Nell’anno della “liberazione” di Cuba, il 1959, Che Guevara venne convocato da Castro e il 7 settembre ricevette l’incarico provvisorio di procuratore militare. Fu il convulso periodo che segue ogni cambiamento di regime, fu la caccia agli sconfitti, l’epurazione degli avversari.

Anche in questo periodo Che Guevara si distinse per la durezza. Si aprì a Cuba il primo “Campo di lavoro correzionale” (cioè di lavoro forzato), e fu proprio Che Guevara a disporlo preventivamente e a organizzarlo nella penisola di Guanaha. Poi lui stesso ne istituì altri: ad Arco Iris, a Nueva Vida e a Palos. Gli ultimi due destinati addirittura ai bambini sotto i dieci anni, figli degli oppositori politici, che, in quel Campo, sarebbero dovuti essere educati ai principi della “pace”, della “libertà” e della “tolleranza”.

381 prigionieri, che si erano arresi alle truppe di Castro sull’Escambray, furono incarcerati a Loma de los Coches e tutti fucilati. Che Guevara rifiutò categoricamente la grazia a Humberto Sorì Marin per il quale aveva chiesto misericordia la madre in persona.
Fu proprio Che Guevara a volere la famosa DSE (il Dipartimento della Sicurezza dello Stato) e fu lui a decidere le punizioni corporali a cui dovevano essere sottoposti i dissidenti pericolosi: salire le scale delle prigioni con scarpe zavorrate di piombo, tagliare l’erba con i denti, essere impiegati nudi nei lavori agricoli, essere immersi nei pozzi neri.
Un vero marxista

E naturalmente, da buon marxista, Che Guevara se la prese anche con la Chiesa.
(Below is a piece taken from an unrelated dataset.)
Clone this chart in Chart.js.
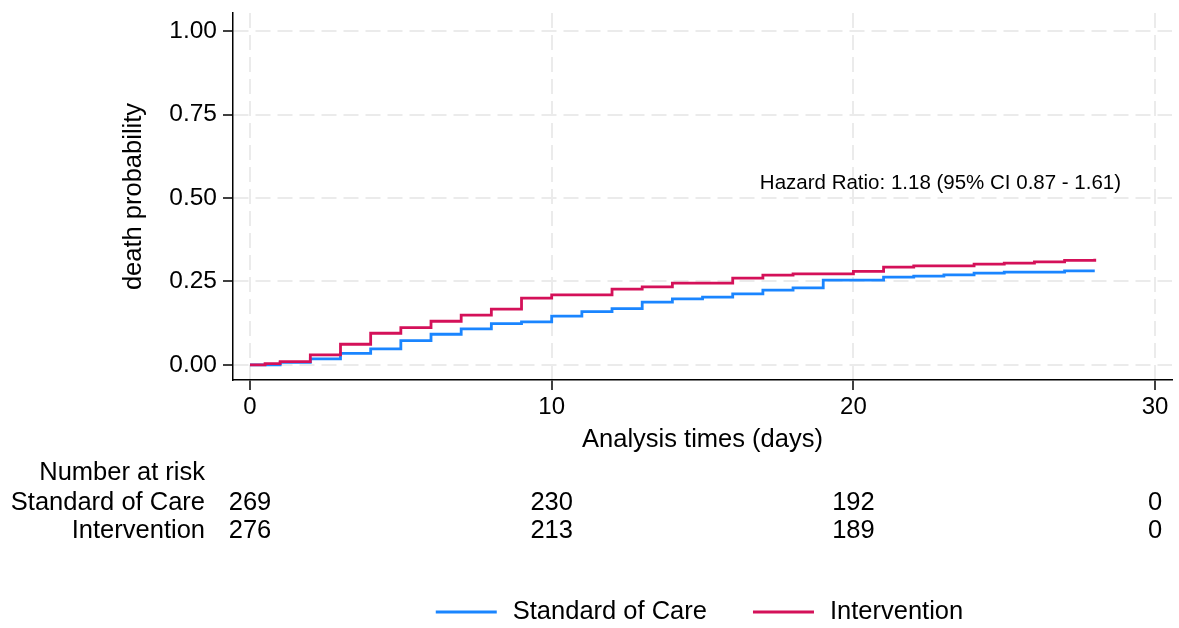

Pascal Fontaine, nel suo libro America Latina alla prova, calcola che a Cuba 121 sacerdoti persero la vita fino al 1961, cioè nel periodo in cui proprio Che Guevara era il massimo artefice del sistema segregazionista del regime.

Per concludere, proprio di Che Guevara furono queste parole: “Amo l’odio, bisogna creare l’odio e l’intolleranza tra gli uomini perché questo rende l’uomo una efficace, violenta, selettiva e fredda macchina per uccidere”.

Non c’è da stupirsene, se è vero (come è vero) che già Lenin (che spesso viene presentato come il volto ancora pacifico del comunismo) aveva affermato: «La dittatura del proletariato è un dominio non limitato dalla legge, si regge sulla violenza».